EY’s competition is rife across the supplier spectrum. From traditional peers in the Big Four to the major systems integrators (SIs) and IT and business process outsourcing (BPO) shops and now niche service providers and cloud software providers, enterprise buyers hear varied spins on managed services and its cousins BPO and ITO. EY has more than solid mindshare and brand permission to play in its core markets of talent, legal, finance and tax, risk and cyber, and sustainability. The problem? No matter what you label it, everyone is talking about “innovation,” “outcomes focused,” and “value added.” What’s unclear to enterprises is whether these more sophisticated services can lead to true strategic partnerships with co-developed outcomes.
EY’s client panel members, which included clients from Fronterra, Mondelez, and Baptist Health, described EY as a solid, reliable partner that takes away many of their headaches by alleviating a lot of cumbersome repeatable processes and doing it more consistently. This trust appears to be the bedrock of EY’s client relationships and is working well by fueling this $7 billion business, targeted to hit $12 billion by 2025. They described automated reporting, greater global consistency with tax filings, and delivering tenfold the promised efficiencies and cost savings. All these activities are legacy EY services; the twist now is that delivery is platform-enabled to some extent and that results are more outcomes and value focused for the client.
Data is the key to ensuring greater value with “managed services” The client relationships EY showcased are undoubtedly growing in sophistication, but what was missing was that holy grail of innovation that so many buyers crave and service providers attempt to provide. The missing link was an emphasis on data-driven services. Innovation is not about scaling through technology but taking client data and using it to rethink processes. The trouble with this from a managed services perspective is that data is enterprises’ Achilles heel, with governance issues and siloes preventing them from effectively gathering data and insights. Data issues are the top challenge preventing enterprises from reaching their strategic goals and hence innovation (see Exhibit 1). Adding to this organizational alignment and C-suite buy-in challenges, and it’s no wonder companies struggle to innovate and transform.
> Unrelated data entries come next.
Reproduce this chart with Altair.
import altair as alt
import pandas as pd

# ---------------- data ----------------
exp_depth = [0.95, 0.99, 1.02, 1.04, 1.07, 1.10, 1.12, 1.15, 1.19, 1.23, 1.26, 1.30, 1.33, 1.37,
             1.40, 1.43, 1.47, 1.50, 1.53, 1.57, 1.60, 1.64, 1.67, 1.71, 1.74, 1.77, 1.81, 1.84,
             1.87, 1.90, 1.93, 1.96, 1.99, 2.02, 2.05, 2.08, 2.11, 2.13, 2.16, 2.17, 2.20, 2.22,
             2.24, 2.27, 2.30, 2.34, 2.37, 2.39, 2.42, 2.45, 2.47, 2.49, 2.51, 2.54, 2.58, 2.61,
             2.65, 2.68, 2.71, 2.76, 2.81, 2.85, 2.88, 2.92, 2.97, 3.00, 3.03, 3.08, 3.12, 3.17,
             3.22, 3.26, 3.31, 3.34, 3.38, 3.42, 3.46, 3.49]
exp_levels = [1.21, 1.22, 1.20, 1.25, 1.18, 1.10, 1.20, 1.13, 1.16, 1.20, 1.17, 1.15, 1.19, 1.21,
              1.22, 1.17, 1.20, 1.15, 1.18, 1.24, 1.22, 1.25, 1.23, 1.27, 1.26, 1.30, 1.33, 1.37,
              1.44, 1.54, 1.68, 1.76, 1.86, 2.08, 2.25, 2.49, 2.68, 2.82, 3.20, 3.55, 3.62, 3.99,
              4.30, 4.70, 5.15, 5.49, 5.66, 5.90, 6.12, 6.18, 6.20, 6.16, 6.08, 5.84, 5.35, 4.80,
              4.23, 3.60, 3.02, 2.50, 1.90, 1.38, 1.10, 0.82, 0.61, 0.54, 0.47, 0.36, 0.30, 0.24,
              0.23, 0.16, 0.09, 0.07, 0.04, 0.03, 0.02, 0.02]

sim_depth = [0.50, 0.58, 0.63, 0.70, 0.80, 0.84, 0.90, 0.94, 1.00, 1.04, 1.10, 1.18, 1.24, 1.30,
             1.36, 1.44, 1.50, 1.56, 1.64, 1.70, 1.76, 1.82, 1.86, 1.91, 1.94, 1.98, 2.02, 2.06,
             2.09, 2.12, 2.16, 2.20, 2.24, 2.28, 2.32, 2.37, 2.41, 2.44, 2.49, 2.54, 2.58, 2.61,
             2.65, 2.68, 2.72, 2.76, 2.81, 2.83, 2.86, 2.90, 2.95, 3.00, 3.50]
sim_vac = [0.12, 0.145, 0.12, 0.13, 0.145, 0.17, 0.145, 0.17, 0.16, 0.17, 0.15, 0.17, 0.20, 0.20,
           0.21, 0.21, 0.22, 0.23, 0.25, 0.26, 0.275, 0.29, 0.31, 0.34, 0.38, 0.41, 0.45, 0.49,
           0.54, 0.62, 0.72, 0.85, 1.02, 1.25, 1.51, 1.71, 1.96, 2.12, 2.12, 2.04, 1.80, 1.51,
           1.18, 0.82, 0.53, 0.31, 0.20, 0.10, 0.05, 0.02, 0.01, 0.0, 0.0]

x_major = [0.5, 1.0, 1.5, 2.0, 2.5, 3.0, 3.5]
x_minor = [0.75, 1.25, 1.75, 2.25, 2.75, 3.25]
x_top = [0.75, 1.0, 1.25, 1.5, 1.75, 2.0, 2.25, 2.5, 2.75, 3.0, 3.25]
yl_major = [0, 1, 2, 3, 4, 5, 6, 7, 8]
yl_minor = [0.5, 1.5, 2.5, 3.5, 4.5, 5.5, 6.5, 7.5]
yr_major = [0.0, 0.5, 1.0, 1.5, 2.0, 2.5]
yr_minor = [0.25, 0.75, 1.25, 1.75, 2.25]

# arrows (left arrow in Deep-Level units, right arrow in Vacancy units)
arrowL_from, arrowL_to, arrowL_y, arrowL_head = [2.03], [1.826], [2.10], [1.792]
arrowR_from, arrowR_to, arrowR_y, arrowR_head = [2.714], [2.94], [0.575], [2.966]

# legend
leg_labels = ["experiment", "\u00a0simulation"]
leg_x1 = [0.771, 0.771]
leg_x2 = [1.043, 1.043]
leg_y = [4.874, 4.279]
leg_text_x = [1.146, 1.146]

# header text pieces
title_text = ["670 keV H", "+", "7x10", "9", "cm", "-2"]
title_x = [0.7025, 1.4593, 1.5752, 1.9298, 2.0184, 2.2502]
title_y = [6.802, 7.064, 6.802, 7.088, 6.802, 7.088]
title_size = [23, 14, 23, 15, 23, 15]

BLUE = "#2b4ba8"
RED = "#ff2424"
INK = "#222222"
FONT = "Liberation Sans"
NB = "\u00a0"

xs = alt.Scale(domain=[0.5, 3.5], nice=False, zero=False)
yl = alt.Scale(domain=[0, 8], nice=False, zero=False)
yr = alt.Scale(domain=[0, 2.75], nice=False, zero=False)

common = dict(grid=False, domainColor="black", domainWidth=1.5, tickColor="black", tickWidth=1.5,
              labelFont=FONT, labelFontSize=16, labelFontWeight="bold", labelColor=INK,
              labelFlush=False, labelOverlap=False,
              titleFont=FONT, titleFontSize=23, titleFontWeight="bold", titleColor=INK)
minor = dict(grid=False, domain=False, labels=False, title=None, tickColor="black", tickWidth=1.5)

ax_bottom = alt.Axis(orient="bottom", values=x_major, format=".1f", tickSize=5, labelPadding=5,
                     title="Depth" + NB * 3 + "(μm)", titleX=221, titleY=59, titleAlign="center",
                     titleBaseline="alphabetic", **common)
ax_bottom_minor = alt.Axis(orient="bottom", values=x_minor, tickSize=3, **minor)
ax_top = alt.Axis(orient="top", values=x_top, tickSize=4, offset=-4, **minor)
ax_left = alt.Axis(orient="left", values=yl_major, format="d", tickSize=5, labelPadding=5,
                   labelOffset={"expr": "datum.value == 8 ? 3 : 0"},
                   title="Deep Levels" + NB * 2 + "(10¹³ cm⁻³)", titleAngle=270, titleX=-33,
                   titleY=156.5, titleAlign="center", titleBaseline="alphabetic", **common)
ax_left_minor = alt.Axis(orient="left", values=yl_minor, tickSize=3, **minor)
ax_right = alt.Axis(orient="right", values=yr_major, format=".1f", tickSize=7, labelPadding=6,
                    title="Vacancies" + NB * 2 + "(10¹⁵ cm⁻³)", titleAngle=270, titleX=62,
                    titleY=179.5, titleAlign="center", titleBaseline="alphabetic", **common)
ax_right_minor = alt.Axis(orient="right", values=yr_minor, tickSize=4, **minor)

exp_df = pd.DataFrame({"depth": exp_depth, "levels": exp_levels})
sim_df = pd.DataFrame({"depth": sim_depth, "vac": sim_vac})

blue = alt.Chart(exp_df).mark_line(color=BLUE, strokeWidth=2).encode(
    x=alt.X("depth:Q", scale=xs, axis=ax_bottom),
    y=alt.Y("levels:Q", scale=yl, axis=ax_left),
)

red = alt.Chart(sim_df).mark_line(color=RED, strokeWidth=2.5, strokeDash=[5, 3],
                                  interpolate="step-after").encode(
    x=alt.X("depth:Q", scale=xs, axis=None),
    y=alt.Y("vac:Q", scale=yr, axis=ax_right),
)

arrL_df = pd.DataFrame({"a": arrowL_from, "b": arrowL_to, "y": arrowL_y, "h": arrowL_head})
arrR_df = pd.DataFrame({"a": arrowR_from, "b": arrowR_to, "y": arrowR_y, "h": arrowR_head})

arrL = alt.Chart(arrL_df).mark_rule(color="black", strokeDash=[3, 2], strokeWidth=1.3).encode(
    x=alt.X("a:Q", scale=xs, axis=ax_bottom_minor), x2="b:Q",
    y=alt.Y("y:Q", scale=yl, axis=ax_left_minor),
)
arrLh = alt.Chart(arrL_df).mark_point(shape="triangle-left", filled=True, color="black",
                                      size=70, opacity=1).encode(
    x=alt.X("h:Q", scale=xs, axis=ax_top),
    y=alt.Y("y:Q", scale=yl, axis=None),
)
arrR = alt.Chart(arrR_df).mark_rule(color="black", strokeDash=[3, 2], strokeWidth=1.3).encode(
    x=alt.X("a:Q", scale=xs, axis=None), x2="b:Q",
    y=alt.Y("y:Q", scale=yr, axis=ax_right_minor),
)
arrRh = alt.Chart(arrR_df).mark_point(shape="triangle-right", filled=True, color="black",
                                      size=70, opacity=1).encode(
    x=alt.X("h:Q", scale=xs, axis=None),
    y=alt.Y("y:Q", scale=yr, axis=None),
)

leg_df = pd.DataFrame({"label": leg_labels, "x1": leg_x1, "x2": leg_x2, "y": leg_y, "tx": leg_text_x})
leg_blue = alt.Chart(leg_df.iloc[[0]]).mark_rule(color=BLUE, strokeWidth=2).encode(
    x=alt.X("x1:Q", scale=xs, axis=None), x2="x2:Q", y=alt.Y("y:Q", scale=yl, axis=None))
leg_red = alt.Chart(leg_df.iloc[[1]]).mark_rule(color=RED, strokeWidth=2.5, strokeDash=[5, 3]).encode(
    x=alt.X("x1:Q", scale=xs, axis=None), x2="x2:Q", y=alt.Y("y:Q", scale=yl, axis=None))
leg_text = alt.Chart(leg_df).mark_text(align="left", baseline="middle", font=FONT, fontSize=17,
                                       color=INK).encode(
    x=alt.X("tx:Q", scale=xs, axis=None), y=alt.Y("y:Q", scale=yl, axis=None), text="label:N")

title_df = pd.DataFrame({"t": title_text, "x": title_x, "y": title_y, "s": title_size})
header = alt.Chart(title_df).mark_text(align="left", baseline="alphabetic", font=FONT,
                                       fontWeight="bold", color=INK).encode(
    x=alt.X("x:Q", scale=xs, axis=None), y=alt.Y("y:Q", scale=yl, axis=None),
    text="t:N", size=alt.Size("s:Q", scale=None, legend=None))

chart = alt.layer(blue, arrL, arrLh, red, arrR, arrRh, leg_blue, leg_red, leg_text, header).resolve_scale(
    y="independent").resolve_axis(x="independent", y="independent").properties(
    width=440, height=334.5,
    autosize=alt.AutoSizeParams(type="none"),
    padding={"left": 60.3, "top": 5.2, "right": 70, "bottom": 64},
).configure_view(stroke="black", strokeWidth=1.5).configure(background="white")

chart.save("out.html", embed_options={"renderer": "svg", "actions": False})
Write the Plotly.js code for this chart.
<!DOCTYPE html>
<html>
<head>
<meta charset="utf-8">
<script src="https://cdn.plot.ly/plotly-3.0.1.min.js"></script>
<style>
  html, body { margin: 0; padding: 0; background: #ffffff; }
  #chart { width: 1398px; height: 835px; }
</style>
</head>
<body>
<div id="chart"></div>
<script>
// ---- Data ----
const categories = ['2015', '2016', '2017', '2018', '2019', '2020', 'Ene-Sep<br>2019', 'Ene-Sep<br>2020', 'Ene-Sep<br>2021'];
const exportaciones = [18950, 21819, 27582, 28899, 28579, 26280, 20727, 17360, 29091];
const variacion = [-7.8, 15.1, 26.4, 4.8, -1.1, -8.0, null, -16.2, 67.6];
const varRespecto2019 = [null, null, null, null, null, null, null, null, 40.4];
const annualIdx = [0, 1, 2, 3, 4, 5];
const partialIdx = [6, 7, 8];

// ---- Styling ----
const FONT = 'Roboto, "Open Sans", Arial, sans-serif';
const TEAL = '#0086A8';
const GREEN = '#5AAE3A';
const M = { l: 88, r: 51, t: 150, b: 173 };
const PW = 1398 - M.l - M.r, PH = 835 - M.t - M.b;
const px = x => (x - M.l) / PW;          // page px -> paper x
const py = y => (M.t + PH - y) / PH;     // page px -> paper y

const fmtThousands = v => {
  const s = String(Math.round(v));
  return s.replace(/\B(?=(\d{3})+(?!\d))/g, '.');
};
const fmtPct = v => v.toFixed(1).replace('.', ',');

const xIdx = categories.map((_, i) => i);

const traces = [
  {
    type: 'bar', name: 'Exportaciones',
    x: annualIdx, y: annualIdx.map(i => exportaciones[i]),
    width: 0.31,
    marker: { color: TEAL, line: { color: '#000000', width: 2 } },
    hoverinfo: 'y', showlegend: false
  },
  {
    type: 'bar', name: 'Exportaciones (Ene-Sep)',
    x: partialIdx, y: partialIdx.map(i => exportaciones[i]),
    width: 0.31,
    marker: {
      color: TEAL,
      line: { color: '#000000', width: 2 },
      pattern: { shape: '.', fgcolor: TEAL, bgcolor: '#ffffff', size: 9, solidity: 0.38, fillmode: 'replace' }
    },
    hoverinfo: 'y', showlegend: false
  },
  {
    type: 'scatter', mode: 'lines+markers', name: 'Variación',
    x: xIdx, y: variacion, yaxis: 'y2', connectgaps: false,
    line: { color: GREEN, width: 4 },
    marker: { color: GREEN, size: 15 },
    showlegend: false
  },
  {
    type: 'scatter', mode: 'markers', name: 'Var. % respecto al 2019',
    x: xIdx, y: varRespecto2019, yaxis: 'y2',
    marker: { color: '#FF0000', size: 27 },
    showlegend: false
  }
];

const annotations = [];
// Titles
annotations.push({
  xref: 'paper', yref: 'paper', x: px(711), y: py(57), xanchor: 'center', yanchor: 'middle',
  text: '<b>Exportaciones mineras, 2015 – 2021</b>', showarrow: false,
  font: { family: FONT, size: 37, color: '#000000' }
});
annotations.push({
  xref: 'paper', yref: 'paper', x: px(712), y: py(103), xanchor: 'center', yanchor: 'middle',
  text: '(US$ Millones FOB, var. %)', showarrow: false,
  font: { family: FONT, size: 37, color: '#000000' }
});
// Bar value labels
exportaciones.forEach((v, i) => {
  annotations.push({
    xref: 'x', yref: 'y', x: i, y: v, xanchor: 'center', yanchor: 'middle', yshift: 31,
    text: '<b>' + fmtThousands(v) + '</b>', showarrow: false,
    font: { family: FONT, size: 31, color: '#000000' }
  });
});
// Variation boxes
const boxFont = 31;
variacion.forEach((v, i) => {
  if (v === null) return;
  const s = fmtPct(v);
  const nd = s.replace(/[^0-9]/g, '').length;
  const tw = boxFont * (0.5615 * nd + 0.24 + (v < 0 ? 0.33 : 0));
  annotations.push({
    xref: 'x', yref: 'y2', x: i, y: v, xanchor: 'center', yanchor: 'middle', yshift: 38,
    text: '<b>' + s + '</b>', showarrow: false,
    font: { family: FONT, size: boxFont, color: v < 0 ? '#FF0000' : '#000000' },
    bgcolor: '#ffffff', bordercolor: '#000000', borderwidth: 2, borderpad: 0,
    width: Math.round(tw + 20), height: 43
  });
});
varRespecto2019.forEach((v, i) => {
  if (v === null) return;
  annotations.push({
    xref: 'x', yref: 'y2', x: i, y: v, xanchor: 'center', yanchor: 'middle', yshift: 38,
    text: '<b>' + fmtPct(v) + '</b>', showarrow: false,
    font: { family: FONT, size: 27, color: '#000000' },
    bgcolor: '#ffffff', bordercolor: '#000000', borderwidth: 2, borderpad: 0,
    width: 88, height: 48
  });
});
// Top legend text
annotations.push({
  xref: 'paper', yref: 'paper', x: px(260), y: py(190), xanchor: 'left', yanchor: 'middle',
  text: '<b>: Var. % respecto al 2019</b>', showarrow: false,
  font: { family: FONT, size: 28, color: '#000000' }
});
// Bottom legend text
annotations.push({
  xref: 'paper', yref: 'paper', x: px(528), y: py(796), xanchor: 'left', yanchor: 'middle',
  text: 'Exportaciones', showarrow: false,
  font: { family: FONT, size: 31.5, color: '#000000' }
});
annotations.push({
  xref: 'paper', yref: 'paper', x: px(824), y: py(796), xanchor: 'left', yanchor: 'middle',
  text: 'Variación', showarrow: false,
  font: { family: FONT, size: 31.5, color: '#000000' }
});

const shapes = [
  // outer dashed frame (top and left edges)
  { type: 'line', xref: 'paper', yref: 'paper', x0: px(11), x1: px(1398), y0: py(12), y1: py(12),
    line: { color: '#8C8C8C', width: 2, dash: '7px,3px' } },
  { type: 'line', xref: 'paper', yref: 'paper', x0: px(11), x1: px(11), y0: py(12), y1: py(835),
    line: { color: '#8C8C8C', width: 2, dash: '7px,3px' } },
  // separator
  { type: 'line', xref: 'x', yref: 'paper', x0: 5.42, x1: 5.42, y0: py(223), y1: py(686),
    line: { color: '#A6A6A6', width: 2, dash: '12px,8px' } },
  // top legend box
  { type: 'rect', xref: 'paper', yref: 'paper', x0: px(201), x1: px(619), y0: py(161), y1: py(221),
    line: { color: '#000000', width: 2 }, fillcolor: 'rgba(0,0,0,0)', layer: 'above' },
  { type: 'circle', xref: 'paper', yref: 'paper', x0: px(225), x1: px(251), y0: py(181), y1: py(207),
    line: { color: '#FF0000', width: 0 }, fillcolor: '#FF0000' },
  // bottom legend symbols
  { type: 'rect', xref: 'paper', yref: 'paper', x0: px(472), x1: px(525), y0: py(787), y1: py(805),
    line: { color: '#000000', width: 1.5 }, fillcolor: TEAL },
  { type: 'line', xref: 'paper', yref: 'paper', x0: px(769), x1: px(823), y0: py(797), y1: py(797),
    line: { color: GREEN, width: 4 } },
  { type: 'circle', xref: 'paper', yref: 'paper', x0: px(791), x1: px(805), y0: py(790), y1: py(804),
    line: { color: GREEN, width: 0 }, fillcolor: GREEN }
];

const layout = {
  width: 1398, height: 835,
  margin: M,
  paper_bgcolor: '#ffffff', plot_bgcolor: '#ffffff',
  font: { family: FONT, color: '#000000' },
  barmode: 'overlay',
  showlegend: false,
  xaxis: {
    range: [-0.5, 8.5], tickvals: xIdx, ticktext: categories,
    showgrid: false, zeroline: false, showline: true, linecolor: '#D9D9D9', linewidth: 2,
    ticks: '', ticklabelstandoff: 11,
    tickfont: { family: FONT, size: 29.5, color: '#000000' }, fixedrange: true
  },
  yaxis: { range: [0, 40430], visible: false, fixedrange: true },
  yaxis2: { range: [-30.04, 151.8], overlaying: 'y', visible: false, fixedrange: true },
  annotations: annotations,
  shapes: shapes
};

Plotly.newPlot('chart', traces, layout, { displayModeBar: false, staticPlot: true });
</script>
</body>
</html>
The term “managed services” is due for a refresh; it is a dinosaur of a term that in services traditionally meant platform plus people delivering processes. While EY uses it to signify more technology-enabled, value-added services, it still does not imply innovation or create a vision for this market opportunity. Whatever we call managed services in the future must convey the data-driven, innovative services that the industry is pivoting towards. EY’s advantage as an advisory-led firm is that the consulting side of the house can help drive some of these conversations with clients, but enterprises must solve their data issues to drive innovation in transformation initiatives. EY has demonstrated a lot of value for clients, but it falls just short of illustrating the vision for the future of these services around data-centricity.